An echoing rip, a collective scar, a wound that has long been healing, being pried open and exposed to the world once more. This is the sensation felt as the many uncomfortable truths that Small Things Like These (2024) reveals, the film hits the audience one after the other, like suckerpunches in the gut. These are truths that any of us who hail from rural Ireland have long felt the presence of. We've seen it in our grandparents' eyes, overheard mutterings by the fireside among neighbours or read the newspaper headlines. 

Yet this new film, directed by Tim Mielantas and based on the critically acclaimed Claire Keegan novel of the same name, does just this. The film lays bare an era in small town Ireland, where the Catholic Church's unquestioned power results in it “having its fingers in every pie around here.” It is this omnipresence of the Church in the community’s collective psyche that results in many of the core dilemmas of the film; as it examines the abuse of power, the communities acquiescence to it, and the quest of the protagonist Bill Furlong (Cillian Murphy) as he tries to reconcile his past and his worldview with his present reality.

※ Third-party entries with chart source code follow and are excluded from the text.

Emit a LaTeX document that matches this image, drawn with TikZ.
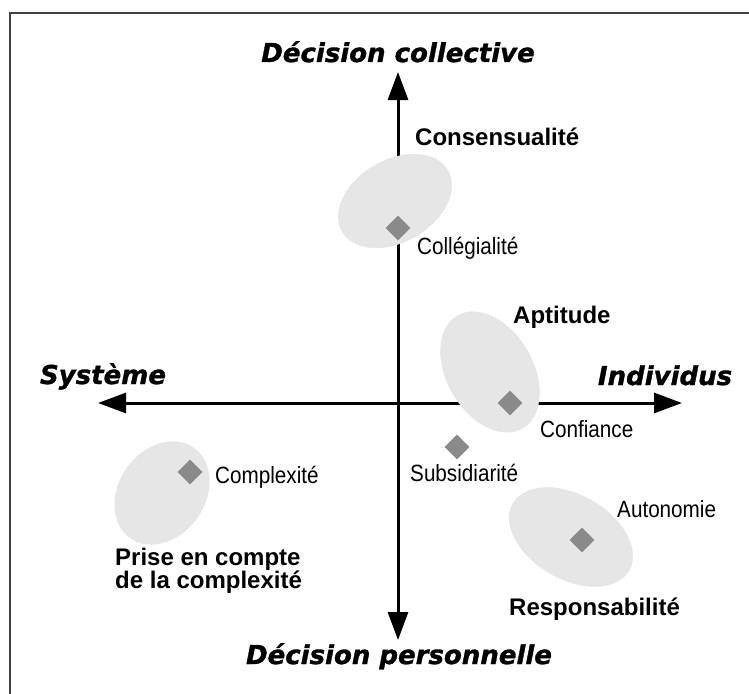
\documentclass[tikz,border=0pt]{standalone}
\usepackage{graphicx}
\usepackage{fontspec}
\setmainfont{Liberation Sans}
\newfontfamily\axisfont{DejaVu Sans}[BoldItalicFeatures={FakeBold=1.2}]
\usetikzlibrary{shapes.geometric, arrows.meta, positioning}
\definecolor{zonegray}{RGB}{230,230,230}
\definecolor{pointgray}{RGB}{138,138,138}
\newcommand{\narrow}[1]{\scalebox{0.88}[1]{#1}}
\tikzstyle{axislabel} = [font=\axisfont\bfseries\itshape\fontsize{26}{30}\selectfont, inner sep=0pt]
\tikzstyle{group} = [font=\bfseries\fontsize{24}{23}\selectfont, inner sep=0pt, align=left]
\tikzstyle{item} = [font=\fontsize{23.5}{26}\selectfont, inner sep=0pt]
\tikzstyle{zone} = [ellipse, fill=zonegray, draw=gray!20, inner sep=0pt]
\tikzstyle{point} = [diamond, fill=pointgray, minimum width=25pt, minimum height=25pt, inner sep=0pt]
\tikzstyle{axis} = [line width=3pt, {Triangle[length=28pt,width=20pt]}-{Triangle[length=28pt,width=20pt]}]

\begin{document}
\begin{tikzpicture}[x=1pt, y=-1pt]
\useasboundingbox (0,0) rectangle (749,693);
\draw[line width=1.5pt, black!75] (10,700) |- (760,13);

% Axes
\coordinate (north) at (398,72);
\coordinate (south) at (398,640);
\coordinate (west) at (98,403);
\coordinate (east) at (682,403);
\draw [axis] (south) -- (north);
\draw [axis] (west) -- (east);

% Zones
\node (zColl) [zone, minimum width=122pt, minimum height=82pt, rotate=30] at (395,201) {};
\node (zApt) [zone, minimum width=130pt, minimum height=86pt, rotate=-60] at (490,372) {};
\node (zResp) [zone, minimum width=134pt, minimum height=84pt, rotate=-30] at (571,537) {};
\node (zCompl) [zone, minimum width=110pt, minimum height=86pt, rotate=55] at (162,493) {};

% Points
\node (pColl) [point] at (398,228) {};
\node (pConf) [point] at (510,403) {};
\node (pSubs) [point] at (457,447) {};
\node (pAuto) [point] at (582,540) {};
\node (pCompl) [point] at (190,472) {};

% Labels
\node (collective) [axislabel, anchor=base] at (398,62) {Décision collective};
\node (personnelle) [axislabel, anchor=base] at (399,664) {Décision personnelle};
\node (systeme) [axislabel, anchor=base] at (103,384) {Système};
\node (individus) [axislabel, anchor=base] at (665,385) {Individus};

\node (consens) [group, anchor=base west] at (415,145) {Consensualité};
\node (aptitude) [group, anchor=base west] at (513,323) {Aptitude};
\node (respons) [group, anchor=base west] at (509,615) {Responsabilité};
\node (prise) [group, anchor=north west] at (115,548) {Prise en compte\\de la complexité};

\node (college) [item, anchor=base west] at (417,254) {\narrow{Collégialité}};
\node (confiance) [item, anchor=base west] at (540,437) {\narrow{Confiance}};
\node (subsid) [item, anchor=base west] at (410,481) {\narrow{Subsidiarité}};
\node (complex) [item, anchor=base west] at (215,483) {\narrow{Complexité}};
\node (autonomie) [item, anchor=base west] at (617,517) {\narrow{Autonomie}};

\end{tikzpicture}
\end{document}
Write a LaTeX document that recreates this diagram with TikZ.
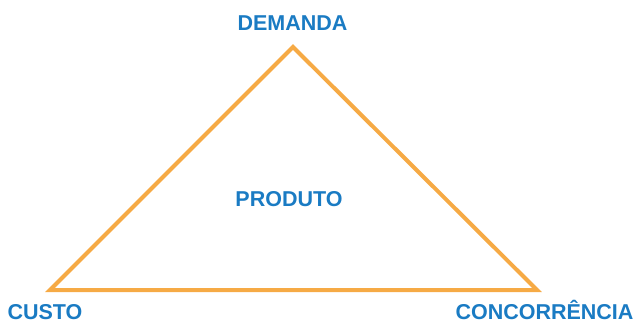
\documentclass[tikz,border=0pt]{standalone}
\usepackage{fontspec}
\setmainfont{Liberation Sans}
\usepackage{xcolor}
\usepackage{tikz}
\usetikzlibrary{positioning}
\definecolor{labelblue}{HTML}{1A7BC3}
\definecolor{edgeorange}{HTML}{F6AA45}
\tikzstyle{label} = [text=labelblue, font=\fontsize{21.5}{24}\selectfont\bfseries, inner sep=0pt, text depth=0pt, anchor=base]
\tikzstyle{edge} = [draw=edgeorange, line width=4pt, line join=miter]

\begin{document}
\begin{tikzpicture}[x=1pt, y=-1pt]
    \useasboundingbox (0,0) rectangle (636,324);
    % Corners
    \coordinate (top) at (293,47);
    \coordinate (left) at (50,290);
    \coordinate (right) at (537,290);
    % Triangle
    \draw [edge] (top) -- (left) -- (right) -- cycle;
    % Labels
    \node (demanda) [label] at (292.5,30) {DEMANDA};
    \node (produto) [label] at (289,206.5) {PRODUTO};
    \node (custo) [label] at (45,319) {CUSTO};
    \node (concorrencia) [label] at (544.5,319) {CONCORRÊNCIA};
\end{tikzpicture}
\end{document}
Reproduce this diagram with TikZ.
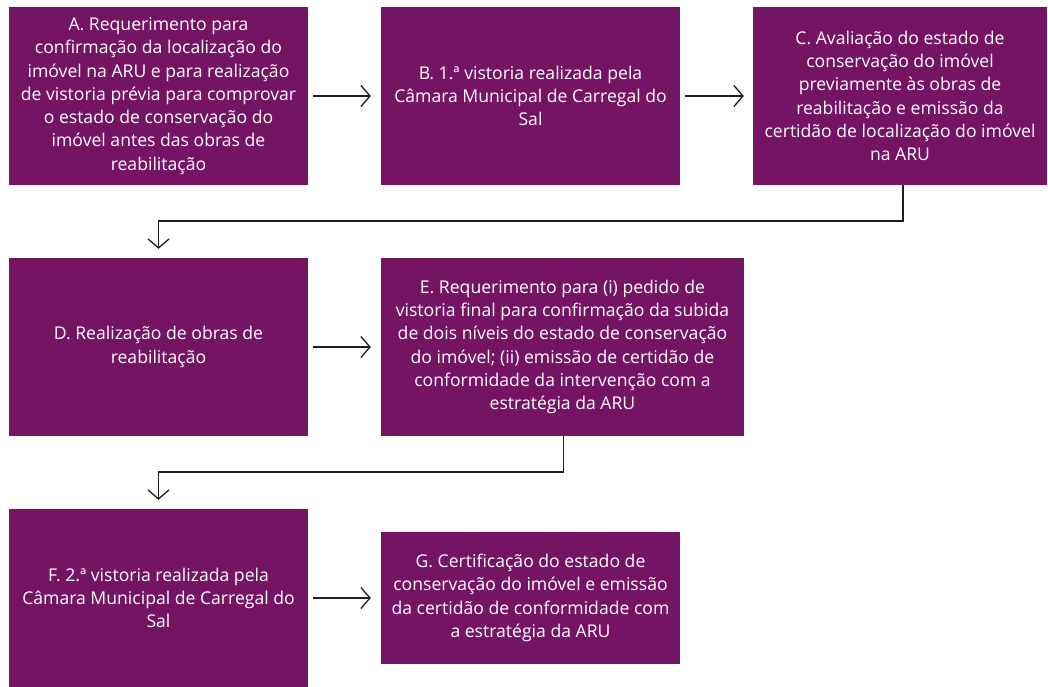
\documentclass[tikz,border=0pt]{standalone}
\usepackage{fontspec}
\setmainfont{Open Sans}
\usetikzlibrary{arrows.meta}
\definecolor{plum}{RGB}{116,20,99}
\definecolor{lin}{RGB}{30,30,30}
\tikzset{
  box/.style={fill=plum, draw=none, text=white, align=center, inner sep=0pt,
    font=\fontsize{17.6}{23.3}\selectfont},
  conn/.style={draw=lin, line width=1.3pt, -{Straight Barb[length=9pt, width=21pt, line width=1.3pt]}},
}
\begin{document}
\begin{tikzpicture}[x=1pt,y=-1pt]
\useasboundingbox (0,0) rectangle (1048,686);
\node[box, minimum width=299pt, minimum height=178pt] (A) at (158.5,96) {A. Requerimento para\\confirmação da localização do\\imóvel na ARU e para realização\\de vistoria prévia para comprovar\\o estado de conservação do\\imóvel antes das obras de\\reabilitação};
\node[box, minimum width=299pt, minimum height=178pt] (B) at (530.5,96) {B. 1.ª vistoria realizada pela\\Câmara Municipal de Carregal do\\Sal};
\node[box, minimum width=294pt, minimum height=178pt] (C) at (900,96) {C. Avaliação do estado de\\conservação do imóvel\\previamente às obras de\\reabilitação e emissão da\\certidão de localização do imóvel\\na ARU};
\node[box, minimum width=299pt, minimum height=178pt] (D) at (158.5,347) {D. Realização de obras de\\reabilitação};
\node[box, minimum width=363pt, minimum height=178pt] (E) at (562.5,347) {E. Requerimento para (i) pedido de\\vistoria final para confirmação da subida\\de dois níveis do estado de conservação\\do imóvel; (ii) emissão de certidão de\\conformidade da intervenção com a\\estratégia da ARU};
\node[box, minimum width=299pt, minimum height=178pt] (F) at (158.5,598) {F. 2.ª vistoria realizada pela\\Câmara Municipal de Carregal do\\Sal};
\node[box, minimum width=299pt, minimum height=132pt] (G) at (530.5,598) {G. Certificação do estado de\\conservação do imóvel e emissão\\da certidão de conformidade com\\a estratégia da ARU};
\coordinate (bend1) at (158.5,221);
\coordinate (bend2) at (158.5,472);
\draw[conn] (A.east) ++(5,0) -- ([xshift=-10pt]B.west);
\draw[conn] (B.east) ++(5,0) -- ([xshift=-9pt]C.west);
\draw[conn] ([xshift=3pt]C.south) |- (bend1) -- ([yshift=9pt]D.north);
\draw[conn] (D.east) ++(5,0) -- ([xshift=-10pt]E.west);
\draw[conn] ([xshift=1pt]E.south) |- (bend2) -- ([yshift=9pt]F.north);
\draw[conn] (F.east) ++(5,0) -- ([xshift=-10pt]G.west);
\end{tikzpicture}
\end{document}
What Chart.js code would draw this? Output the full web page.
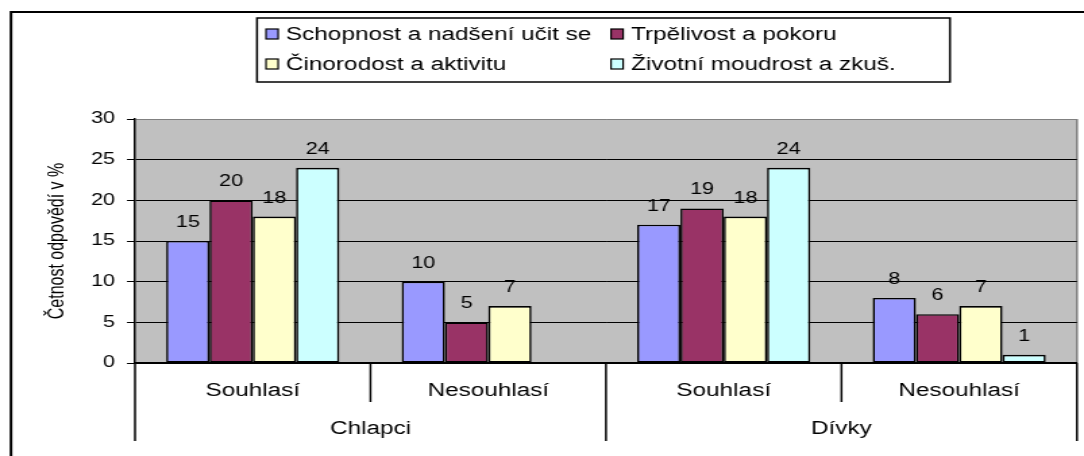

The film commences at a leisurely, nonchalant pace as we see a father, Bill, going about his regular life, eating dinner with his five daughters and working as a truck driver. The many great pains of 1980s rural Ireland start to be revealed as we observe Bill staring out from the local convent’s coal shed. He witnesses a screaming girl being dragged into the convent’s confines by her mother and a nun. Later, when Bill is dropping in an invoice, he is besieged by a girl scrubbing the floors who asks for him to bring her to the river, presumably so she can throw herself in. 

It is in the convent where the reality of the situation rears its ugly head. It is a Magdalene Laundry, a depository of women and girls who gave birth to children out of marriage. They were forced into these institutions in order to serve penance for their supposed ‘sins’, whilst being subject to inhumane abuses from the Church. 

Throughout this descent into the grim realities of this rural town, director Tim Mielants perfectly intercuts scenes from Bill’s childhood, where we learn that he had been born out of wedlock to a maid in the estate of a woman named Mrs.Wilson (Michelle Fairley). Unusual for that time, Mrs. Wilson took in young Bill (Louis Kirwan) and kept on his mother (Agnes O’Casey), caring for them both.

It is in the convent where most of the film unfolds. On another delivery to the coal shed Billy first encounters Sarah (Zara Devlin), a shivering woman who has been deposited in this horrific, freezing, shed by the nuns. Upon taking Sarah inside the convent Billy is taken into the sinister Sister Mary's (Emily Watson) plush office, in which the full magnitude of the Church's power is demonstrated. She does this through her manipulation and subtle threats, an exemplar of how the church retained its iron grip over the community through fear. Billy leaves Sarah here, naively reassured that she is being taken care of.

The film's conclusion is compelling and excruciating in equal measure. We witness the psychological toll that being privy to the Church's abuse has on Billy. The moral battle that he is encountering, him knowing that he escaped the horrors of this institution on the whim of others kindness, where turning his cheek is causing him excruciating internal pain. It is the simple choice of doing what is easy or doing what he knows to be right. He cannot keep his head down and get by as everyone else in the community seems content to do. 

From the very first scene, Small Things Like These enthrals the audience through its stark settings and beautifully woven tale of a man's reckoning with his morality, in the face of a terrible power. It pulls at the watcher's heartstrings from the outset, providing many uncomfortable answers that point right back at the audience.